I would like some advice since I got the wheels put on at Goodyear, but the baring and catalytic converted fixed at Firestone. I am not sure who to bring the car back to. I want to be forewarned when I go back to Firestone so I don?t get BS from them again and know what the problem is. That is what saved me last time. I am sure they gave the same fibs to other people to get business then put whatever they wanted on the car for the price quoted. So? help, I really need to get this fixed in case it is dangerous.

The first thing I would suspect is a bad tire.

I read some clues in your post:

  1. the problem started as soon as the put the new cat converter on
  2. applying the brakes has no effect
  3. in addition to the noise, the interior of the car is shaking and getting worse
  4. apparently this shop is not too concerned about the integrity of their work…they quoted you a OEM converter and installed an aftermarket.

My guess is that they probably broke or did not properly reinstall the upstream oxygen sensor or its wires. It’s also possible that one of the flanges is leaking, affecting the oxygen sensor readings and allowing the helicopter noise. The shaking almost HAS to be coming from poor engine operation.

Honestly, I’d take it to an independently owned and operated shop and have him review the work. I would not return to this Firestone place. I’d “write it off” as one of life’s mistakes.

I think it is either a engine vibration or a different wheel issue. A bad o2 sensor would set an engine light. Also a knock sensor would give a check engine. Is the shake a “i cannot hold the steering wheel shake” or a “why is the car vibrateing shake”. It might be a bad engine mount, a tie rod, ball joint, so you need to tell us whether it is a sound only or a steering issue.

It is more a “why is the car vibrating” shake. Everything in the front of the car rattles, glove compartment, change dish, mirror; the steering wheel vibrates a little but not that strongly. My hands won’t shake off or go numb with the steering wheel vibration. I have fine pick up and acceleration though. Today I drove home at 30 mph because it sounded so bad… just yesterday I was able to go up to 60 mph. The helicopter is really loud and gets faster the faster the car goes. That is why I thought it might be a wheel issue.

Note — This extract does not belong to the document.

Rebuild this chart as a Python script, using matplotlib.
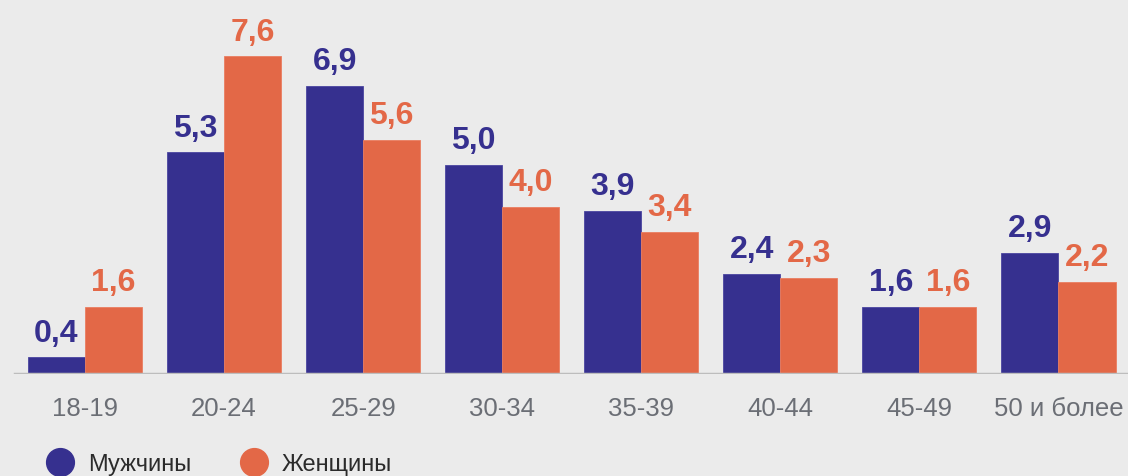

Wanted to give everyone who may be reading this discussion an update. I went to an independent mechanic that I got from a search and customer reviews on the car talk website. He was great! The problem was that the same bearing I had fixed at Firestone broke. Well it would be insured under Firestone so I went back over there. They confirmed that it broke but said that I would have to replace the steering knuckle or it would break again. They said that what happens is that sometimes the bad bearing wears down the steering knuckle and the bearing does not fit firmly to the knuckle and this causes it to wear. I am not sure I believe them. Funny how something that they should replace for free turns out to be more money on my part. Anyway I asked them why they didn’t catch it the first time and he didn’t have an answer for me. Either way they are incompetent or lying to me. So I told them to put my car back together and I am taking it to the other mechanic. I honestly have never heard of a steering knuckle breaking a bearing but I design aircraft not cars.

I am really glad that you found an independent mechanic who seems to be competent and honest. When I first read your original post, my thoughts were along the lines of, “Goodyear and Firestone? Why is this person only using chain operations that are known for less-skilled mechanics whose pay is based on how many parts they replace?”.

Think of it this way:
If you want a really good dinner cooked by a professional chef, it would be foolish to go to McDonald’s, Burger King, The Olive Garden, Red Lobster, or some other chain restaurant. Similarly, if you want a skilled mechanic who will charge you a fair price without adding unnecessary parts to the bill, don’t go to Firestone, Goodyear, Midas, Meineke, Monro, Sears, AAMCO, or any other chain operation.

Chain auto repair places are the automotive equivalent of fast food, i.e., to the naive or uninitiated members of the public, they seem like the real thing, but they are not. Junk food or real food, crappy repairs or competent repairs, it is your choice.

Thanks everyone for the advice!!! This is the first time I have had to have real repairs done and I will say… I won’t be going to the “fast food/chain auto repair” mechanics again.